Big Data Concepts: Overview

Abhinav Vinci

3 min readJan 17, 2023

Terms Discussed:

Part 1:

Concepts : Map Reduce , HDFS
Tools : Hadoop, Spark

Part 2:

Tools (Hive, Apache Pig), Data Stores (BigTable, HBase, Cassandra)

The Concepts :

Map Reduce

The MapReduce model is composed of two main functions: the map function and the reduce function.

The map function takes an input dataset and applies a user-defined operation to each element, producing a set of intermediate key-value pairs.
The reduce function then takes the intermediate key-value pairs and combines all the values that have the same key, producing a set of final key-value pairs. The key-value pairs represent the output of the MapReduce operation.

Benefits of MapReduce?

MapReduce is particularly useful for processing large data sets in a distributed computing environment because it allows for the computation to be split into smaller tasks that can be distributed across multiple machines. This parallel processing allows for faster processing times and can also help to handle failures, as each task can be executed independently.

Drawbacks of MapReduce?

MapReduce is powerful for handling big data, but it’s not always the best fit for every case, as it’s not efficient for iterative algorithms, or for real-time processing.

MapReduce in practice ?

Some popular open-source implementations of MapReduce include Apache Hadoop and Apache Spark.

HDFS

Hadoop Distributed File System (HDFS) is a distributed file system that is designed to store and manage large amounts of data across a cluster of commodity servers. It is the primary storage system used in the Hadoop ecosystem.

Benefits of HDFS?

HDFS is designed to work with large files, typically in the range of gigabytes to terabytes. It uses a block-based storage approach, where files are split into fixed-size blocks and each block is stored on a different DataNode. This allows HDFS to handle large files and also allows for parallel processing of data.

How it works ?

It uses a master/slave architecture, where the NameNode acts as the master node, and it is responsible for managing the file system namespace and controlling access to files. The DataNode acts as the slave node, and it is responsible for storing the actual data.

The Tools:

Hadoop

Hadoop consists of two main components: the Hadoop Distributed File System (HDFS) and the MapReduce programming model.

Benefits of Hadoop?

Hadoop’s main advantage is its ability to handle big data, it can store and process large datasets, distributed across a cluster of commodity hardware. It also allows for parallel processing of data, which can significantly improve performance.

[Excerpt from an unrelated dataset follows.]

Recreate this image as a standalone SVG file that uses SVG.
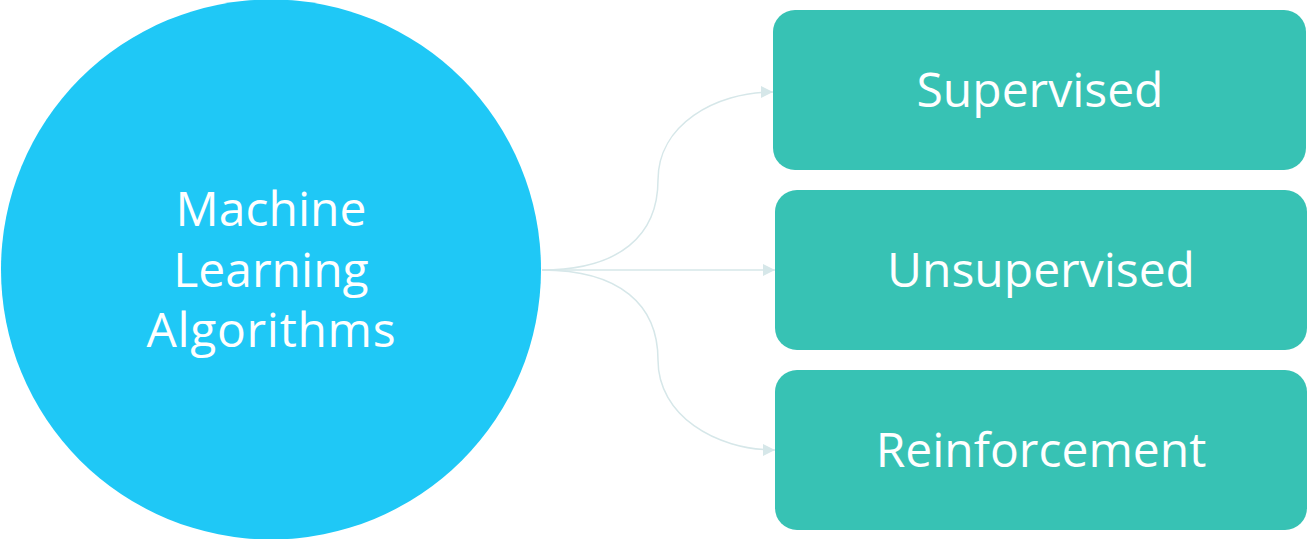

Hadoop ecosystem includes several other projects such as:

Pig: A platform for creating MapReduce programs used with Hadoop
Hive: A data warehousing and SQL-like querying tool for Hadoop
Hbase: A NoSQL database that runs on top of Hadoop

Spark

Apache Spark is an open-source, distributed computing system that is designed for fast and flexible big data processing.

It is built on top of the Hadoop ecosystem and provides an alternative to the Hadoop MapReduce programming model.

Benefits of Spark ?

Spark’s main advantage over Hadoop is its in-memory processing capabilities, it can keep data in memory, which can significantly improve performance when compared to Hadoop’s disk-based storage. It’s also often used to process real-time data streams, and its ability to process data in memory makes it suitable for iterative and interactive workloads, which Hadoop MapReduce is not efficient for.

Spark provides a number of libraries for different types of data processing tasks, such as:

Spark SQL: Allows for querying structured data using SQL-like syntax.
Spark Streaming: Allows for processing real-time data streams.
MLlib: A library of machine learning algorithms that can run on top of Spark.